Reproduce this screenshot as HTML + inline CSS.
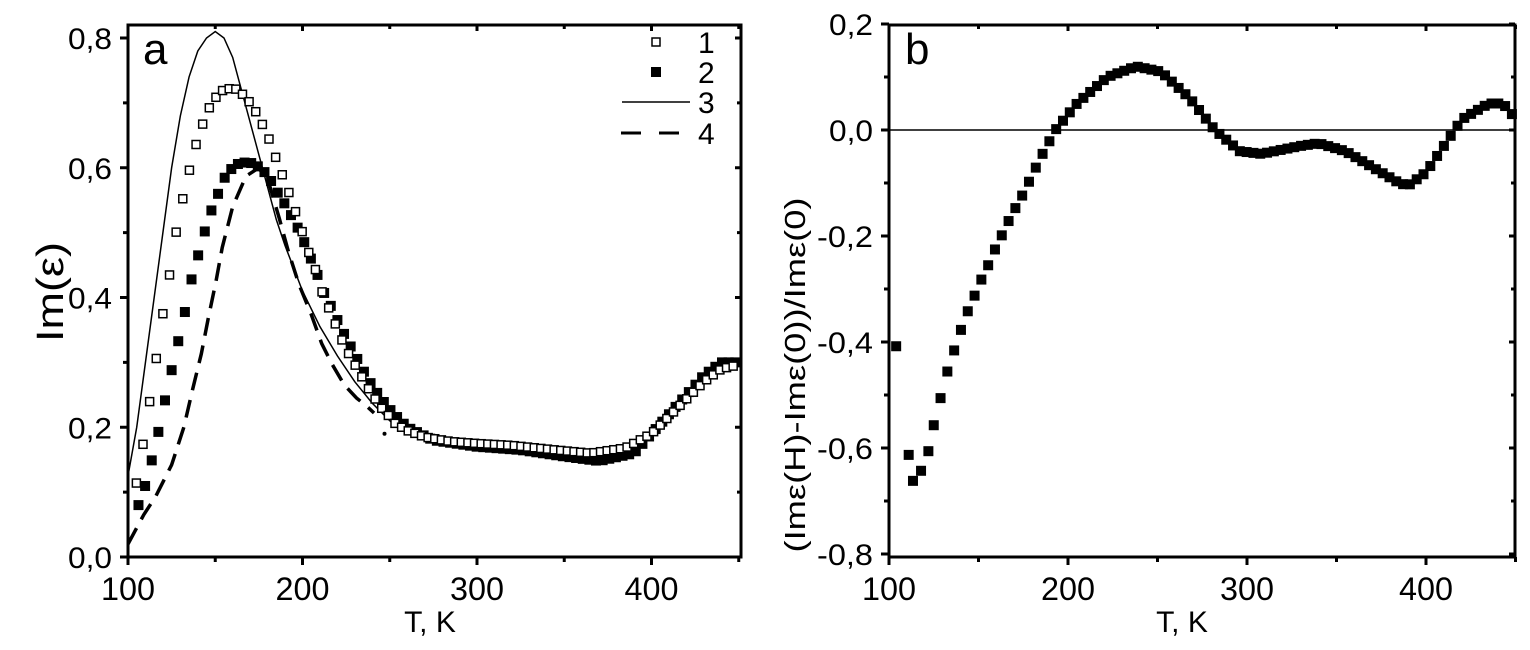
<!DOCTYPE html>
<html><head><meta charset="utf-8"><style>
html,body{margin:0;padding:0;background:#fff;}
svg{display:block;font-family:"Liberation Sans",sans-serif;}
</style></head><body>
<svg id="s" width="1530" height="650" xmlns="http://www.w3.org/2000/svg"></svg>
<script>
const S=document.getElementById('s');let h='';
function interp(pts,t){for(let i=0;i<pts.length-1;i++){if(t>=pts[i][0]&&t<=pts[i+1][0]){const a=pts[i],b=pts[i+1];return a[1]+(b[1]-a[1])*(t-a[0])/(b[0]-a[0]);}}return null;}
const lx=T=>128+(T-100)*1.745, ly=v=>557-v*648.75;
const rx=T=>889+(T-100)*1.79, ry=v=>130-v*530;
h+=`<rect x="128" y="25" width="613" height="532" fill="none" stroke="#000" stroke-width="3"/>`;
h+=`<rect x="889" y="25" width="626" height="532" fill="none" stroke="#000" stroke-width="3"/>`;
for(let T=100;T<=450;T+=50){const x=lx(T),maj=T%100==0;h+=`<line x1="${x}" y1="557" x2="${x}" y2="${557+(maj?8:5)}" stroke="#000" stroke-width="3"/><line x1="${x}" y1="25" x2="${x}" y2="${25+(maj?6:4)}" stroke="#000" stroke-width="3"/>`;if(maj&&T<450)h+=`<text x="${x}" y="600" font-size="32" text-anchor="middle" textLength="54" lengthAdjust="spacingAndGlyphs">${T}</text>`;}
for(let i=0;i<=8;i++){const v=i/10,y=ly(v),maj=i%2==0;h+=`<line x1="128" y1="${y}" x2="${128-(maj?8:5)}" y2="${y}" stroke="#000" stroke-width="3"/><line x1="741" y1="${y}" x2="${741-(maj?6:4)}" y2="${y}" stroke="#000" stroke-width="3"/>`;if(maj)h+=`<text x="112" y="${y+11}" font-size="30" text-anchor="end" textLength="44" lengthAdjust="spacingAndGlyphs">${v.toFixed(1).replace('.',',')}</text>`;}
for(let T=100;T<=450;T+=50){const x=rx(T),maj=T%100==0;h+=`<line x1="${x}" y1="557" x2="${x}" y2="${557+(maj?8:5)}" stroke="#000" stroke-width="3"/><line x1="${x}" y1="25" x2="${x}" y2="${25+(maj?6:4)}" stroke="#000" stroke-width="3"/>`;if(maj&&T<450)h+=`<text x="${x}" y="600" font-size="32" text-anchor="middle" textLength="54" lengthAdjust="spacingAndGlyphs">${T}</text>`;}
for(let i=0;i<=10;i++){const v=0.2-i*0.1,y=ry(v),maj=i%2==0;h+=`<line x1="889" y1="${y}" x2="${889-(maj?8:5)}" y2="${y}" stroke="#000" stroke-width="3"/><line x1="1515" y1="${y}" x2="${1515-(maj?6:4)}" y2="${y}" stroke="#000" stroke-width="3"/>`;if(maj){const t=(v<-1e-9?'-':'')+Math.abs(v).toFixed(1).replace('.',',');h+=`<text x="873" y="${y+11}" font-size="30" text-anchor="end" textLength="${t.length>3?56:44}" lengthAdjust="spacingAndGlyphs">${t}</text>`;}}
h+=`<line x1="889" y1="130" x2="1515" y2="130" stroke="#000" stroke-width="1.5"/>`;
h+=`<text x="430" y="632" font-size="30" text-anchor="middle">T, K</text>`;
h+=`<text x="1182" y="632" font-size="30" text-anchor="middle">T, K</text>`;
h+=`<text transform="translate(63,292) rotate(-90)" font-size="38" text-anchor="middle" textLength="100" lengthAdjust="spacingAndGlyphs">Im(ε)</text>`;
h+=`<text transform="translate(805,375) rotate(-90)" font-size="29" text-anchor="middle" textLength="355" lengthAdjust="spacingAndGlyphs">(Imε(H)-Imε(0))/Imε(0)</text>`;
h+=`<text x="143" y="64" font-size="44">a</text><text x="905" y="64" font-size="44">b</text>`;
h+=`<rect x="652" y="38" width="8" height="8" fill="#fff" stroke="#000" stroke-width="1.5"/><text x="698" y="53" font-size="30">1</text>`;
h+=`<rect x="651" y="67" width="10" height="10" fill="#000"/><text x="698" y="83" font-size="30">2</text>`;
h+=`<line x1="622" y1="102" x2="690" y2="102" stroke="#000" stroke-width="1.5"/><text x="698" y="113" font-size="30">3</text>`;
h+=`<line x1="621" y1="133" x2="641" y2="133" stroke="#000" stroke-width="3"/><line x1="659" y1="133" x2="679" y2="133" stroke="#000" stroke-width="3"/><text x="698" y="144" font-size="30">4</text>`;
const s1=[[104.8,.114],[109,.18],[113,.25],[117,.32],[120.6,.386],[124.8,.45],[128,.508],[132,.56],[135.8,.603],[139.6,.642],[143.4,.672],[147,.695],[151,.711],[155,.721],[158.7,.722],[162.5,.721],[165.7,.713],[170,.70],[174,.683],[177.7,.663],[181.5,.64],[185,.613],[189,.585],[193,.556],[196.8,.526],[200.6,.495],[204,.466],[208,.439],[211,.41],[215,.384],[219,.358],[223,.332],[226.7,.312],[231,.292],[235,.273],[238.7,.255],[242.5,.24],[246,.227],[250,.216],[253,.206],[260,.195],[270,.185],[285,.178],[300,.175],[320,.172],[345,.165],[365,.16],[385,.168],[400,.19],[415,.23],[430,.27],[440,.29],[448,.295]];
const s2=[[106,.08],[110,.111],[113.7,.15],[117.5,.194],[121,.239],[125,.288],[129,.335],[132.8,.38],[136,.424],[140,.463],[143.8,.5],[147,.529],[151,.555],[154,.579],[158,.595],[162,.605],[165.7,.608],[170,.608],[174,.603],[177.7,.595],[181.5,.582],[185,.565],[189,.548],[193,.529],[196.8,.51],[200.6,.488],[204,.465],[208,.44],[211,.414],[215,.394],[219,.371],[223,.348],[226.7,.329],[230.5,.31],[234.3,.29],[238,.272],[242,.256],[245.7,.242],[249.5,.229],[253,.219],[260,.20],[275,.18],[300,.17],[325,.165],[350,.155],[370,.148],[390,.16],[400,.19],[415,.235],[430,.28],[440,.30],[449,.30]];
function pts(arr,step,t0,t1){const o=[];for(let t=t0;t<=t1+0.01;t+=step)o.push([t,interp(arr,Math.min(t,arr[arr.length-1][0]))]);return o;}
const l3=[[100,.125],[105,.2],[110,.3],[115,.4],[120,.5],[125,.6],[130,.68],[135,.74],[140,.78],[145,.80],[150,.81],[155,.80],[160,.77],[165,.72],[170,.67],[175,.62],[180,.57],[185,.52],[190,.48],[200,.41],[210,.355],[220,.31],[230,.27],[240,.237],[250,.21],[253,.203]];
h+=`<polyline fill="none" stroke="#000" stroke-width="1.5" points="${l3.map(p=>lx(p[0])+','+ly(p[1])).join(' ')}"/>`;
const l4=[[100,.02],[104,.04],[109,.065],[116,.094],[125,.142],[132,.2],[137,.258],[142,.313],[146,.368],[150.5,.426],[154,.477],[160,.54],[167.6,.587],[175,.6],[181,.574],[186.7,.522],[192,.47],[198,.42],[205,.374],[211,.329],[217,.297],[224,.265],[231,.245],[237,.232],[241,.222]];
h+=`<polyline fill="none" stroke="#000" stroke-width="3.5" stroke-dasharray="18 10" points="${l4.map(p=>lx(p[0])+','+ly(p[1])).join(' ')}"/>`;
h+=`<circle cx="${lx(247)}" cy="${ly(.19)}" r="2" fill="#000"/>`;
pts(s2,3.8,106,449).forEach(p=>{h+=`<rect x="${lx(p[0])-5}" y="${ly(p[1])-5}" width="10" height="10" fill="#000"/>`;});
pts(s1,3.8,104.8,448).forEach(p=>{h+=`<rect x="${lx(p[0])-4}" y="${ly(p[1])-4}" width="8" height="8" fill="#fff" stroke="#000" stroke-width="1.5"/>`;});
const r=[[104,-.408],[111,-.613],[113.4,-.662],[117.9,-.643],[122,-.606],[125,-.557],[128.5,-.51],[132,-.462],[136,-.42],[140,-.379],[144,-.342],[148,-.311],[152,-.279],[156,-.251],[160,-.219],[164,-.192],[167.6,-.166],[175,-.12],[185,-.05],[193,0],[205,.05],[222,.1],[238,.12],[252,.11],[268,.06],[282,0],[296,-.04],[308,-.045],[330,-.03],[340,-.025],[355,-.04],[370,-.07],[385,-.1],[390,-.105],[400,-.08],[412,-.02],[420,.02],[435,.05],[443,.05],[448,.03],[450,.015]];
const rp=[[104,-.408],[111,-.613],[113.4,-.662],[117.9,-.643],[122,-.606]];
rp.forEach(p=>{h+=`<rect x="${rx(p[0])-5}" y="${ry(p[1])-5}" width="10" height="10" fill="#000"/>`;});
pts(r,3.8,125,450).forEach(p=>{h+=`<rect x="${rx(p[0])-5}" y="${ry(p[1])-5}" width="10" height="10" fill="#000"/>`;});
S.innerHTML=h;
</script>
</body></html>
____________________
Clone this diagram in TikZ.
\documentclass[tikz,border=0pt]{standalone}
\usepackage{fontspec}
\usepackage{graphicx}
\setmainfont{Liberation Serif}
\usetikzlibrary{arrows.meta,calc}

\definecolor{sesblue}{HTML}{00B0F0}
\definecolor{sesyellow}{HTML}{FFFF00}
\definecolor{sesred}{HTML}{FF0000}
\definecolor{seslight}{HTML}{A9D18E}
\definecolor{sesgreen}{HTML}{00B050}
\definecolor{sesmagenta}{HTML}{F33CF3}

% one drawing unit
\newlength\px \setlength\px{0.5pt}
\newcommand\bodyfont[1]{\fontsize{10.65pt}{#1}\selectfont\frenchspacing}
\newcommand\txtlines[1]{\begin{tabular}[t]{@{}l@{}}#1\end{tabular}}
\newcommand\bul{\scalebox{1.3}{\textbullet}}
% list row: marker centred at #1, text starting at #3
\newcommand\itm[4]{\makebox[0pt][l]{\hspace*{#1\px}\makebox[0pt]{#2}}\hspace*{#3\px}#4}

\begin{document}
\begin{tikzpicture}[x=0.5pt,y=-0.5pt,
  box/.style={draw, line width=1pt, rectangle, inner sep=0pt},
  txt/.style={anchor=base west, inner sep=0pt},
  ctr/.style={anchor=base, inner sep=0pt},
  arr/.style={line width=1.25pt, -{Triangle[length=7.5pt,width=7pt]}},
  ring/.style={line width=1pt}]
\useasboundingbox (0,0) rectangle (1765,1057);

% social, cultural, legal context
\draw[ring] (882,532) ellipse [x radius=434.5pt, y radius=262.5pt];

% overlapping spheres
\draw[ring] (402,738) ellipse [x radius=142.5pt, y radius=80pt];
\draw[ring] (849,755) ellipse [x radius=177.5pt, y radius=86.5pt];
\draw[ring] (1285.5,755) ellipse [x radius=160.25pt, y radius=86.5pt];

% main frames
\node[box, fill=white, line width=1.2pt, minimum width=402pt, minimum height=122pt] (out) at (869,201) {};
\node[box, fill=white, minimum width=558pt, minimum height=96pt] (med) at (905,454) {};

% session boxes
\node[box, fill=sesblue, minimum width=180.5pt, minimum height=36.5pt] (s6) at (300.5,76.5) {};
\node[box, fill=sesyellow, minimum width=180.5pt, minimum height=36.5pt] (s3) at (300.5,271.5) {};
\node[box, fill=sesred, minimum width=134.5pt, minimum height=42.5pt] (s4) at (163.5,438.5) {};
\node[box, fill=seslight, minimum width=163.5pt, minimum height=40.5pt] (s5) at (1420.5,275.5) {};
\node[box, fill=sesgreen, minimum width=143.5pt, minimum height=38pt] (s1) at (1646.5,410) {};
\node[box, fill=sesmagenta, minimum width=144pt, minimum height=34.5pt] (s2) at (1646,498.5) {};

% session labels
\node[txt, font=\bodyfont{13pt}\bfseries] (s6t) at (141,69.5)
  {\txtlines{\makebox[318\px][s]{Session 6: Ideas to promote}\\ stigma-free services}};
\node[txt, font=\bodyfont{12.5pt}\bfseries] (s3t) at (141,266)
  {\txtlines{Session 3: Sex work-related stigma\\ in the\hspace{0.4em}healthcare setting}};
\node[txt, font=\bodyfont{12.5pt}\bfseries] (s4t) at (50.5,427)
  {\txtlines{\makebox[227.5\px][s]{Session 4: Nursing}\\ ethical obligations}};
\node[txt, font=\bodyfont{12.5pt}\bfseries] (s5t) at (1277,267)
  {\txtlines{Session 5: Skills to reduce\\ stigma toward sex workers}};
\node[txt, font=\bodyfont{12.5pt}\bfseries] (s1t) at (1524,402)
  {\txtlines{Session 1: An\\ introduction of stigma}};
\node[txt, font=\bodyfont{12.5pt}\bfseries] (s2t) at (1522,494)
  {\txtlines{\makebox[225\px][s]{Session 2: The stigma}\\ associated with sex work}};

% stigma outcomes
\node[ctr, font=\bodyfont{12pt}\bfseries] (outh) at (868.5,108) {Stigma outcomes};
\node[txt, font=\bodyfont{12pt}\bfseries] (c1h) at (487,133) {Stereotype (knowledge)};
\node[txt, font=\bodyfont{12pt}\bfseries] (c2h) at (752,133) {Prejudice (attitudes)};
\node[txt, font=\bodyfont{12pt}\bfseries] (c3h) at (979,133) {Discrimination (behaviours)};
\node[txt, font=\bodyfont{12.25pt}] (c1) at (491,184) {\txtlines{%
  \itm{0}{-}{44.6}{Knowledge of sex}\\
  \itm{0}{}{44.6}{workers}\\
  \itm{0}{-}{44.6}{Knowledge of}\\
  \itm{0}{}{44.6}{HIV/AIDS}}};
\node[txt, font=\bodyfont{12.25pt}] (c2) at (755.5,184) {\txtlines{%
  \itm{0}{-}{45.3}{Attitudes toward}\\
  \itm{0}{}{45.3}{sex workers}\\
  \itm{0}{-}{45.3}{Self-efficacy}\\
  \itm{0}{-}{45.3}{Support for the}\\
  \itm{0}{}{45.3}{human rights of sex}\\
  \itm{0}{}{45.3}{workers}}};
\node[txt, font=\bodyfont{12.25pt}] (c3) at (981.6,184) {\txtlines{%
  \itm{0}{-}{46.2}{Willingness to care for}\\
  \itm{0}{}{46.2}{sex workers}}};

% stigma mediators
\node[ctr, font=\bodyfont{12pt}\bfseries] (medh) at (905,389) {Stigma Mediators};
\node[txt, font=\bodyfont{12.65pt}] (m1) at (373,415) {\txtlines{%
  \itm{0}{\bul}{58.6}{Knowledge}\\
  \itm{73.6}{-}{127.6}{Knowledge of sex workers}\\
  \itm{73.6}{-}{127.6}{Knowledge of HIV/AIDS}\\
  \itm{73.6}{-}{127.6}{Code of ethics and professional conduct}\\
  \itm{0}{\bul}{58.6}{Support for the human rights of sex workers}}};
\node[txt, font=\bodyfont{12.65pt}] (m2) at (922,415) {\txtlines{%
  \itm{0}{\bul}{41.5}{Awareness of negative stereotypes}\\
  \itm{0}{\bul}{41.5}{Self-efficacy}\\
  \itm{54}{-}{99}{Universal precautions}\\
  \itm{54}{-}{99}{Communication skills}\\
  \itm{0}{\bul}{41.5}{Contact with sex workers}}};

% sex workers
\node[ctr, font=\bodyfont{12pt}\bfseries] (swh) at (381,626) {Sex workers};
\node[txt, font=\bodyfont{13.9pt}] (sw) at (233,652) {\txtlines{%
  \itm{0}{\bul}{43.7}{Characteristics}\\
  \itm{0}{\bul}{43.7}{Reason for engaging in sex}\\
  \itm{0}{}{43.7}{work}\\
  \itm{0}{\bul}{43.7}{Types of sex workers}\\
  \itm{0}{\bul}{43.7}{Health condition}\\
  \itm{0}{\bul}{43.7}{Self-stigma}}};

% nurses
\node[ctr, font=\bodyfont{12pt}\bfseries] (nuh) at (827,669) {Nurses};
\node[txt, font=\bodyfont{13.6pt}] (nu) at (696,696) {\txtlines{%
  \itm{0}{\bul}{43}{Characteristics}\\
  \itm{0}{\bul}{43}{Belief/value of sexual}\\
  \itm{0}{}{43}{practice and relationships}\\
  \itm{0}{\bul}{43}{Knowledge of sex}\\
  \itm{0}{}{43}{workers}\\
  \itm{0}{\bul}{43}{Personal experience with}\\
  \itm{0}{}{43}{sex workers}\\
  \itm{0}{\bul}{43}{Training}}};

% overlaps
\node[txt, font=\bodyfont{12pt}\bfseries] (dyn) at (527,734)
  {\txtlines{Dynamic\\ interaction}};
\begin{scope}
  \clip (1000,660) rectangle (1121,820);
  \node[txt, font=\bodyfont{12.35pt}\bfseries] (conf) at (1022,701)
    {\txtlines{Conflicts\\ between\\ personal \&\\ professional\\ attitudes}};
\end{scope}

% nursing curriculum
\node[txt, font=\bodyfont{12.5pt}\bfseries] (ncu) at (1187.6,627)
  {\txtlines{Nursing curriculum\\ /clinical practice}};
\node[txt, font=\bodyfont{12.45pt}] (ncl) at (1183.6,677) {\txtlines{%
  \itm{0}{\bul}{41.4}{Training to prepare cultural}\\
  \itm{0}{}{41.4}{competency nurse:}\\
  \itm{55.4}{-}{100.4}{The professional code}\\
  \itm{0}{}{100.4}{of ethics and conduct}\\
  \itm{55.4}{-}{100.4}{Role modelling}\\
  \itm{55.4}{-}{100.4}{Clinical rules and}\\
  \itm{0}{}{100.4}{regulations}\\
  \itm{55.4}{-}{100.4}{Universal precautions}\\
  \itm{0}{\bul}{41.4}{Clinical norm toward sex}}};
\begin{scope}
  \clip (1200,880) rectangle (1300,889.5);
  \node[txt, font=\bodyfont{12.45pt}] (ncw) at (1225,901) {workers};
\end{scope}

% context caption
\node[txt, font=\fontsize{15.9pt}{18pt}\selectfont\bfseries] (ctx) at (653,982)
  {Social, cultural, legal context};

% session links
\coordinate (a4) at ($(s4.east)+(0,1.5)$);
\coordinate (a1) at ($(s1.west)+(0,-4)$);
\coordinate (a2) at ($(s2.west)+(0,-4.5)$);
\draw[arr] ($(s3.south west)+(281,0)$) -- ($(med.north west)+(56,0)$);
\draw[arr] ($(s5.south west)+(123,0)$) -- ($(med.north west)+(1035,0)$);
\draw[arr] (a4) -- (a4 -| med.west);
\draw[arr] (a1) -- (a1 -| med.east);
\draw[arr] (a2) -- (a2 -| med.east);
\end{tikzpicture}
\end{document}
____________________
= Problem requirements =
In the records above, collect each line with "this".

= Answer in full =
Reproduce this screenshot as HTML + inline CSS.
Clone this diagram in TikZ.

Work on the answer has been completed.